While others have sought to lay blame for the increased taxation squarely at the feet of Minister of Finance Chris Sinckler, who reported last week that the levy has so far raked in $50 million over the past three months, Eastmond argued strongly that Inniss was really the one at fault as far as the dreaded levy goes, since the sectors under his direct responsibility were simply “not producing anything”.
“Inniss is responsible for commerce, small business, manufacturing and the international business sector, sectors that are not producing anything,” she told those gathered at Notty’s Bar in Haynesville, St James for the launch of Christal Austin’s political campaign.
While zeroing in on the declining performance of the international business sector which reportedly fell from $300 million to $96 million, Eastmond suggested that this was the reason why Barbadians were being made to pay more taxes.
“That is why you have the National Social Responsibility Levy which some people call the starvation tax; that’s why Value Added Tax has gone from 15 per cent to 17.5 per cent and though they told you it was temporary, that was a big lie,” she said.
Her comments come on the heels of Inniss’ stout defence of the levy last weekend.
Noting that the measure was designed to dampen demand for foreign exchange and to assist in raising the necessary revenue to reduce the country’s deficit of six per cent of Gross Domestic Product, Inniss, who had initially raised concern when Sinckler had announced the tax hike back in May that the NSRL would result in a rise in the cost of living, suggested that “the critics, however constructive they attempt to be, ought to be addressing what other measures can be implemented to address the issues of the deficit in Barbados,” while demanding to know “what are the options?
“Quite frankly it would be a reduction in public expenditure which should mean one of the ways of doing this is to reduce the size of the public sector by extension reducing the size of the payroll,” he suggested to Barbados TODAY in an interview last weekend.
However, addressing a gathering, which, apart from herself included three other Opposition Barbados Labour Party rejects in Christ Church West incumbent Dr Maria Agard, former St John candidate Hutson Griffith and ex St Michael South Central representative David Gill, Eastmond warned members of the public not to be fooled by Government’s assessment of the current economic situation in the country.
“If you look at Chris Sinckler’s budgetary statement, he himself admitted that there was a decline in almost every single sector in Barbados,” Eastmond said while suggesting that the reported increase in tourist arrivals was not reflective of the tourism spend coming back to Barbadians.
“The truth about the tourist sector is that a lot of that foreign exchange that should be coming to Barbados is left outside of Barbados. It does not touch Barbados. But every year the Government takes up millions of your dollars as a taxpayer and puts it into the tourism sector. For what, a few jobs?, Eastmond asked.

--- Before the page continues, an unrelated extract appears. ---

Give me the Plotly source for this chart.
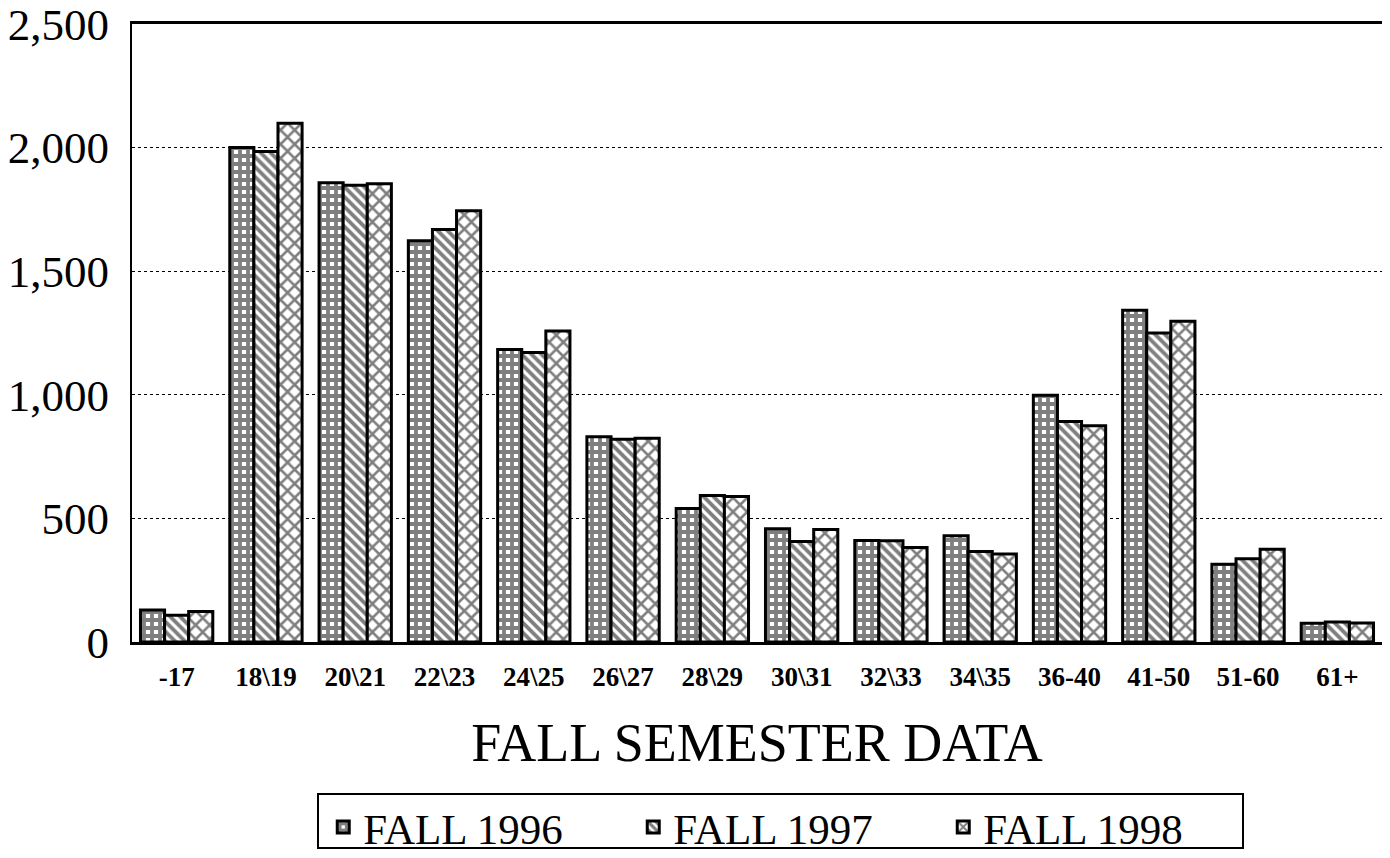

In a hard-hitting address, the UPP leader also accused Government of holding taxpayers to ransom in the tourism industry as she alluded to recent concessions given to the international hotel group, Sandals.
“Every year, asking for every concession possible and recently a hotel got all the concessions that they asked for. So now we have a hotel in Barbados that can advertise on CNN, but doesn’t pay any taxes, that cannot be right,” Eastmond said, adding that Barbadians should not re-elect a Government that would agree to that.
Elections are constitutionally due here by the middle of next year.